S&P acknowledged that measures to reduce the impact of oil price volatility on Oman's economy and public and external finances are progressively being implemented. 'These include, among others, the reorganisation of its government-related entity (GRE) sector, which has improved related financial positions and led to a gradual reduction of its footprint in the economy. The government is shifting from owner to regulator, through asset sales designed to develop the non-hydrocarbon private sector and attract foreign direct investment. Notably, Oman is the first government in the GCC region to implement a personal income tax (PIT), although receipts are initially expected to be relatively minor.'
S&P expects the Omani government's fiscal and economic reform momentum to continue over 2025-2028. It said, 'Over the past five years, Oman has made progress in addressing significant structural challenges - including high budgetary and external deficits, subdued economic growth, and relatively high youth unemployment. The government has made inroads into tackling public finance and governance issues, aided by a supportive oil market. Transparency improvements are also evident, with data disclosure now including quarterly real GDP data, quarterly fiscal positions, and an annual international investment position, in addition to participation in the IMF Article IV process.'
The rating agency forecasts real GDP growth of about 2% per year on average over 2025-2028, following growth of 1.7% in 2024. Construction, manufacturing and services all supported growth, and as a result, non-hydrocarbon sectors have expanded to represent about 60%-65% of GDP. S&P expects non-hydrocarbon growth to remain steady at about 2.9% per year, driven by investment in manufacturing and tourism.

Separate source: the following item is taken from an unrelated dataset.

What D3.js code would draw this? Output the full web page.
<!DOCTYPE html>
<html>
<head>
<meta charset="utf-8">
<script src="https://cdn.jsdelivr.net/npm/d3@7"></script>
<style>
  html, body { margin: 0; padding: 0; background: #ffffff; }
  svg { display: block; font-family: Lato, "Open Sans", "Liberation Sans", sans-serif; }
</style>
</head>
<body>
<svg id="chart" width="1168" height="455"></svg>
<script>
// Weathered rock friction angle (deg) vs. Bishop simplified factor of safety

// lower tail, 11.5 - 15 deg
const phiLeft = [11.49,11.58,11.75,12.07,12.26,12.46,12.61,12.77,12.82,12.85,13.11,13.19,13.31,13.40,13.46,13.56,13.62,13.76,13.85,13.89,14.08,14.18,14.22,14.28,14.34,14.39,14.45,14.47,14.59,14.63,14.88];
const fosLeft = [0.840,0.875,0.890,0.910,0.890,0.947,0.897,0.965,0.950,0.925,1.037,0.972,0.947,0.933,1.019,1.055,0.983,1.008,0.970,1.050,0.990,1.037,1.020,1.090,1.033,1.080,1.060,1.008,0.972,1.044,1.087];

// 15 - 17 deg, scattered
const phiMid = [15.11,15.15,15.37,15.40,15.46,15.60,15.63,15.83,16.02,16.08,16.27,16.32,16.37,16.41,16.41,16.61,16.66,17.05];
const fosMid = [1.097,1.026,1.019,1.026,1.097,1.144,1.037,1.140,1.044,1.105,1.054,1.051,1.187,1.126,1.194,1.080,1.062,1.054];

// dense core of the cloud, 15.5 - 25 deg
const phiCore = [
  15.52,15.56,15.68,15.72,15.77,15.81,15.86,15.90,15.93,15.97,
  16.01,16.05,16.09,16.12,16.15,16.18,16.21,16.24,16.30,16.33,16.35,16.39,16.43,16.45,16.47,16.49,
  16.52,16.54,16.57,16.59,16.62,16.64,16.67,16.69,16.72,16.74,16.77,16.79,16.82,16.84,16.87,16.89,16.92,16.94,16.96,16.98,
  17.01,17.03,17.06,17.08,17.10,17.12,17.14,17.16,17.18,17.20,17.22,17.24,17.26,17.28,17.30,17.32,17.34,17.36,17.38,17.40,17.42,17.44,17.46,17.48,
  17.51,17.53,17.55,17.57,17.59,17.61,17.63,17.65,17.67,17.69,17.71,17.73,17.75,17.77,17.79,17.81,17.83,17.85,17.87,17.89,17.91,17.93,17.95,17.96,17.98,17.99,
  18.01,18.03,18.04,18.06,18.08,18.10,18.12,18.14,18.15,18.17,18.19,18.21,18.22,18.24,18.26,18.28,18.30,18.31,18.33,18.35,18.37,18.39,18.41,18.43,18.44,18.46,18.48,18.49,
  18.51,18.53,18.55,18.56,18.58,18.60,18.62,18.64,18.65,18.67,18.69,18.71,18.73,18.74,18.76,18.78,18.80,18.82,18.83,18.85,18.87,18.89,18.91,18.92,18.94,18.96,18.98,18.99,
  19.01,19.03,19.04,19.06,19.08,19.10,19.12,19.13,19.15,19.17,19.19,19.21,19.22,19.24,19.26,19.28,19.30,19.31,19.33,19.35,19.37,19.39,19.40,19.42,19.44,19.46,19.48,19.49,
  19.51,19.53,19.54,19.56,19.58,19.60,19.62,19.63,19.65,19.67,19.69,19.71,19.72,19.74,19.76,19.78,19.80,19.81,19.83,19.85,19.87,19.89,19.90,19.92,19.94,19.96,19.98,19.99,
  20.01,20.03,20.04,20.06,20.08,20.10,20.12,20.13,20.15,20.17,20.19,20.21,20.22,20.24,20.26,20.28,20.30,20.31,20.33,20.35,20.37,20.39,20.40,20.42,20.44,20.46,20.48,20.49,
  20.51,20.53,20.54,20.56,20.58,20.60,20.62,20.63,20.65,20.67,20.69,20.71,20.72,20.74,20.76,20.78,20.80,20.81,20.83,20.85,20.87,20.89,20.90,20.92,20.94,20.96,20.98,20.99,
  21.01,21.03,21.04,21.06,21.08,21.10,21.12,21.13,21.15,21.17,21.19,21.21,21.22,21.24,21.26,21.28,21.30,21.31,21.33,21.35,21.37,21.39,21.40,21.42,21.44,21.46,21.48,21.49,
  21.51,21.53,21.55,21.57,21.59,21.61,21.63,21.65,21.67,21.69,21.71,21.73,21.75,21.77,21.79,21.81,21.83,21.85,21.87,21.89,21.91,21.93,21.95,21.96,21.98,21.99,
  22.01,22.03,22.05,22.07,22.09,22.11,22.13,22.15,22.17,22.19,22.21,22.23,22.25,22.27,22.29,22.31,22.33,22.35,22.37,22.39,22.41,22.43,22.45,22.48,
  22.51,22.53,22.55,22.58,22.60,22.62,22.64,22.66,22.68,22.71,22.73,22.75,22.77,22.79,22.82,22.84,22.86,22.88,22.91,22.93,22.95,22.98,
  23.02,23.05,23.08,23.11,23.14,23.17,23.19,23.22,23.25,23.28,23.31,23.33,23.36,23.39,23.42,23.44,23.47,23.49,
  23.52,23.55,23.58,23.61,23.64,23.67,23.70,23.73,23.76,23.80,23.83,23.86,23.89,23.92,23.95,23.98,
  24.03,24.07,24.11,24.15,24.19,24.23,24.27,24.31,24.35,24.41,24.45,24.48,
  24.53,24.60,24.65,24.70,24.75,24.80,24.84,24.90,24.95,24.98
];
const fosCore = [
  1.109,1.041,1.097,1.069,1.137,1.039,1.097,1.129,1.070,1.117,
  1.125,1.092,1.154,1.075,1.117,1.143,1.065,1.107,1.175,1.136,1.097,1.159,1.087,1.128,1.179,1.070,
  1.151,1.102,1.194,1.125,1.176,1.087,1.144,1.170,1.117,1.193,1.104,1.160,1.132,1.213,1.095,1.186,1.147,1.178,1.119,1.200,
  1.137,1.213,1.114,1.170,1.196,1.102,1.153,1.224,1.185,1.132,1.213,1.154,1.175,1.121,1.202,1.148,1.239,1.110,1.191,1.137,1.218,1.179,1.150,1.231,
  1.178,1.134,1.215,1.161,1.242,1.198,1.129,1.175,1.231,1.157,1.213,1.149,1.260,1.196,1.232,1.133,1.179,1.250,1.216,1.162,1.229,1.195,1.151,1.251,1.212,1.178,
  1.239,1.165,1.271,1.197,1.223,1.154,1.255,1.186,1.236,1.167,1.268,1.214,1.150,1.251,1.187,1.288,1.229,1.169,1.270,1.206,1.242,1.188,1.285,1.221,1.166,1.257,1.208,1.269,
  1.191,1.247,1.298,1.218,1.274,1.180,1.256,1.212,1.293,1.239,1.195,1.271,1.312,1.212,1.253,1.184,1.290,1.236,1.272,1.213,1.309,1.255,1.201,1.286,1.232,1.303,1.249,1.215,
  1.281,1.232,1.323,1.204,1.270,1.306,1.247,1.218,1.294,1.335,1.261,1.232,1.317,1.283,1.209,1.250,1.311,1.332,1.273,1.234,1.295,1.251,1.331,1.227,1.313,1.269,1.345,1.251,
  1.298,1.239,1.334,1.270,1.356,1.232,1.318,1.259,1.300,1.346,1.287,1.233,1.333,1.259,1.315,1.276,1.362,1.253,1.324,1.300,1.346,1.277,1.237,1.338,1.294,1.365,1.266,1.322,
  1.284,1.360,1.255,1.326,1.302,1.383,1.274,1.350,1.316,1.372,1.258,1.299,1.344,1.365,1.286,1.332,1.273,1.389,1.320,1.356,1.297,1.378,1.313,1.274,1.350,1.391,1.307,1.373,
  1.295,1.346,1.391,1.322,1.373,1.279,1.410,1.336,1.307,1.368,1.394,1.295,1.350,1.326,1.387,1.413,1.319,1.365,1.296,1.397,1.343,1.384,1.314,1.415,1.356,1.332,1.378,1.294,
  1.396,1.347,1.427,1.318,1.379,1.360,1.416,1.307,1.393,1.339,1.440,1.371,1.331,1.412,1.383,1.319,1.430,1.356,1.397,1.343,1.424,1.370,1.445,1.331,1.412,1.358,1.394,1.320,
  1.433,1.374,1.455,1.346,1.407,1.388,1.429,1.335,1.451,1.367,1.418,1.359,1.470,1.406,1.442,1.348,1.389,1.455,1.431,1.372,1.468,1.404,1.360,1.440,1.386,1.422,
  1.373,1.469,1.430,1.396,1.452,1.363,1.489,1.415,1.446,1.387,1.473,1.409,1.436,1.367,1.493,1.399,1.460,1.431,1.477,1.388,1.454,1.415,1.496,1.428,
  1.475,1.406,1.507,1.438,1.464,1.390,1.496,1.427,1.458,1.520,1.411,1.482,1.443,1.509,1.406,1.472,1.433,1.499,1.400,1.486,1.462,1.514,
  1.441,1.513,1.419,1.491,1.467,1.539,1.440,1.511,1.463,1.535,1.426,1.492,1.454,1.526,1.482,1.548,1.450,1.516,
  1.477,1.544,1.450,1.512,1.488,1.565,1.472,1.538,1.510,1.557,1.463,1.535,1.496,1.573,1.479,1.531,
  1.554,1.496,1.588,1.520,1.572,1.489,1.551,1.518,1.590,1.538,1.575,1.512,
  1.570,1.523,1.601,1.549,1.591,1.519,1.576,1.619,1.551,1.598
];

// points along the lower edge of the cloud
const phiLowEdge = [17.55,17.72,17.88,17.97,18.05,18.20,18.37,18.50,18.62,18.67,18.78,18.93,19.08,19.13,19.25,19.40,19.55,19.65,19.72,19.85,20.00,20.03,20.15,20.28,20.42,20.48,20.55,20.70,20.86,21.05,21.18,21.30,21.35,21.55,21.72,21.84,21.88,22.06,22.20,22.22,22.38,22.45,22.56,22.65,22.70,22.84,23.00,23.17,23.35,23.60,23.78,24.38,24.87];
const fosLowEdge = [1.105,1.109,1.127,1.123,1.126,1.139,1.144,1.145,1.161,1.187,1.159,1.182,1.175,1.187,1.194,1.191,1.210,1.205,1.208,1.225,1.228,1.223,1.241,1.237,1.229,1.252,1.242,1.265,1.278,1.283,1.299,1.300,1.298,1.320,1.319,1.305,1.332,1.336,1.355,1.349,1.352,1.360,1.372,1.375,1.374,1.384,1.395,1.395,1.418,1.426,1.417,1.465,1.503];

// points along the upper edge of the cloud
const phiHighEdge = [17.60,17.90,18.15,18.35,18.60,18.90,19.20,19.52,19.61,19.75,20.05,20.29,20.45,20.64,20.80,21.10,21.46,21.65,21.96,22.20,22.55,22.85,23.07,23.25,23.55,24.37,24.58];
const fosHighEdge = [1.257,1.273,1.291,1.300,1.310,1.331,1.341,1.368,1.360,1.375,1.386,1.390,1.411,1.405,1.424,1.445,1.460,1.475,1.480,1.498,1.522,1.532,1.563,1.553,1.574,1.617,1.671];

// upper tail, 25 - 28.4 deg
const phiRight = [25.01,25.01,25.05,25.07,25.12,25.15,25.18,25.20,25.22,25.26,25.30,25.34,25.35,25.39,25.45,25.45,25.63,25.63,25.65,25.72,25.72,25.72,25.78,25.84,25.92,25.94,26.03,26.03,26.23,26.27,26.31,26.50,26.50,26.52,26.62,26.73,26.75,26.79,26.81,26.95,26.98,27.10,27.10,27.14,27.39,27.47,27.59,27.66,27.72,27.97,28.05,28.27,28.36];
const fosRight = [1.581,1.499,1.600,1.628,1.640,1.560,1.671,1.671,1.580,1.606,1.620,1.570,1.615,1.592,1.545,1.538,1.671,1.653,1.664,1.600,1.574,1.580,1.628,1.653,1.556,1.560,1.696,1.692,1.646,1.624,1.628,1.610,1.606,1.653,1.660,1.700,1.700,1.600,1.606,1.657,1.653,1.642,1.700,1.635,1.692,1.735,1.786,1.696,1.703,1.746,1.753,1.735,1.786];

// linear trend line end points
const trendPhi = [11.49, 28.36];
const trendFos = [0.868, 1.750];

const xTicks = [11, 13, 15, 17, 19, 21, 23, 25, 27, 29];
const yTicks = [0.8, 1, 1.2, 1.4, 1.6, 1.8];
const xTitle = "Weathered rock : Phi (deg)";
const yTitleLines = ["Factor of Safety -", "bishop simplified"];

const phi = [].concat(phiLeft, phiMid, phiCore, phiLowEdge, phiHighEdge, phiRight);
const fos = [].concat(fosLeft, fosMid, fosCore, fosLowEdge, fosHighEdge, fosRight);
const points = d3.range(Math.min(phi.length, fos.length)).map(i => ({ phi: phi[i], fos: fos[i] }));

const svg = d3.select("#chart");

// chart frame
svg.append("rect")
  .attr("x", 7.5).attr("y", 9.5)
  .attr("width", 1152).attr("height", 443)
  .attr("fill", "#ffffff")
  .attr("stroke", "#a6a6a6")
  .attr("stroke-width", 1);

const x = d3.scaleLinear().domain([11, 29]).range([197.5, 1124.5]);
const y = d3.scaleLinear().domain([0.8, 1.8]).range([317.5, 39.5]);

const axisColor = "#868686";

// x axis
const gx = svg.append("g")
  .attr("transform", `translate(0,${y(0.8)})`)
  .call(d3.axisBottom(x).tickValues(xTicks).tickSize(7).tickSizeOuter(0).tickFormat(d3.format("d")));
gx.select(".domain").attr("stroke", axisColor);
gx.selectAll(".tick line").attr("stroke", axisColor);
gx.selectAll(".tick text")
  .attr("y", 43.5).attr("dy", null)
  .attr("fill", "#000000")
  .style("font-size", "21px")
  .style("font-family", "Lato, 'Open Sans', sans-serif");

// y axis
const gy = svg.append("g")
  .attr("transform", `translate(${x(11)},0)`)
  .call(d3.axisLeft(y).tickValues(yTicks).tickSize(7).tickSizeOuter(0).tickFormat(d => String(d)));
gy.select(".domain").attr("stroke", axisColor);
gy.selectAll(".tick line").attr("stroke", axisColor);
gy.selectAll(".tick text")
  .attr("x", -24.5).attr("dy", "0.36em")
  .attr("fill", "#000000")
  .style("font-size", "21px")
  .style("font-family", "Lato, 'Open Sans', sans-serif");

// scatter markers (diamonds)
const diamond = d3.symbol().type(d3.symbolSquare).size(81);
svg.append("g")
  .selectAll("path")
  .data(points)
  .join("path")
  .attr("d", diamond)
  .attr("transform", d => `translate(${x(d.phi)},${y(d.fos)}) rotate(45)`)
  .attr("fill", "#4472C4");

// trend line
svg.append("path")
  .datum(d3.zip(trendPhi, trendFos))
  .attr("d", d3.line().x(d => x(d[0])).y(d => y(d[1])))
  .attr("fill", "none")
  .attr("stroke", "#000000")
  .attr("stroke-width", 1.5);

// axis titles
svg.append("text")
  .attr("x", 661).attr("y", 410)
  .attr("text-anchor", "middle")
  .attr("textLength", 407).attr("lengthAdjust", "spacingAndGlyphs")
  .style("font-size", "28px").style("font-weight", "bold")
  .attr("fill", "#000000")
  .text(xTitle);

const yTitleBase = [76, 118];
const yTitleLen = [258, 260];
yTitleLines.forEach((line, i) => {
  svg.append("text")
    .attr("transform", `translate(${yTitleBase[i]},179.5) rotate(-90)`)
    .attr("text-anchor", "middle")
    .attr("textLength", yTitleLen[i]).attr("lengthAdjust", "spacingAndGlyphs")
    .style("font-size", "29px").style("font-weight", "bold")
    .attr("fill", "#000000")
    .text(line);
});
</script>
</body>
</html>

The rating agency forecasts real GDP per capita to average about $19,400 over 2025-2028, with population growth projected to average 2% per year over the same period. It also anticipates Oman's oil production will progressively increase towards 1.2mn bpd by 2028, ahead of schedule and up from 1mn bpd in 2024, following recent OPEC+ announcements of further production increases.
S&P noted that it could raise Oman's ratings over the next two years if it believes 'measures to strengthen institutions - for example, those supporting economic diversification, public finances and the development of domestic capital markets - prove sustainable'.
Conversely, the agency could lower the ratings if 'fiscal and economic reform implementation slowed, or an unfavourable external environment, such as a terms-of-trade shock, were to result in fiscal deficits and raise net debt levels significantly above our forecasts'.